1. MDO is in use; UrlClickEvents is populated.
2. Users click links directly (no QR/manual copy) so clicks are recorded.
3. Users typically submit credentials within ~5 minutes of clicking. Adjust MaxMinutesClickToSignin if needed.
4. Entra ID Protection is enabled and populating AADUserRiskEvents.
5. Risk signals can arrive with delay; we allow up to 60 minutes from click to risk.

Why this works (and where it can fail)

• Strength: Correlation across independent signals (click, new IP, risk) increases detection fidelity.
• Noise control: Baseline of safe IPs reduces false positives from known user behavior.
• Mobile/IPv6: This is the main FP vector.
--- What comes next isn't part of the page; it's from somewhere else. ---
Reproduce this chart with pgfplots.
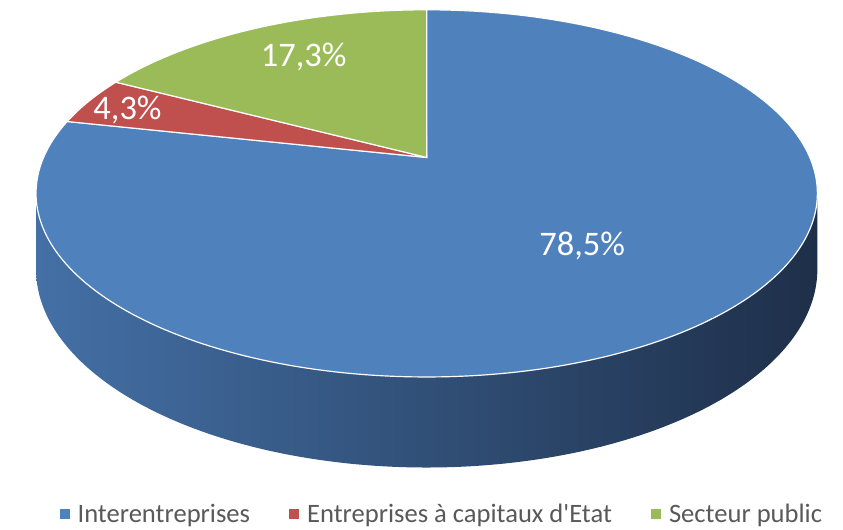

Consider tuning for mobile-specific user-agents or perhaps implementing exclusion of mobile ISP ASNs vs IPs. Varies from one environment to the other.
• Latency: Risk detection isn’t immediate; adjust the RiskWindow and MinutesClickToRisk if misses occur.

Future Enhancements

This rule is v0.1. It catches the essentials, but there’s more to explore:

• Per-user baselines:
  Functions to track new ASN, user-agent, and location (country + city) over ~90 days. Any deviation from baseline = anomaly.

• Org-wide baselines:
  Instead of just per-user, look at environment-wide distributions of ASNs and ISPs. Flag outliers relative to peers.

• Watchlists for enrichment:
  Import ASN -> ISP mappings (from GitHub or local datasets) into Sentinel watchlists. Helps distinguish “Expected ASNs” from genuine anomalies.

• Notebook-based anomaly scoring:
  Use notebooks to move beyond thresholds into scoring. For example, calculate “distance from baseline” to weight anomalies rather than firing binary detections.

These approaches are still R&D, but they show where detection engineering can evolve: from rule-based correlation to adaptive anomaly detection that scales with environment complexity.

MITRE ATT&CK mapping

• T1566.002 Phishing: Spearphishing Link
• T1078 Valid Accounts
• TA0006 Credential Access (MFA interception)

Closing

Tools miss things. That’s reality. Your job as a detection engineer is to cross-validate weak signals across products. In this case, UrlClickEvents + first-time IP sign-in + Entra ID risk gave us high confidence without waiting for a single product verdict.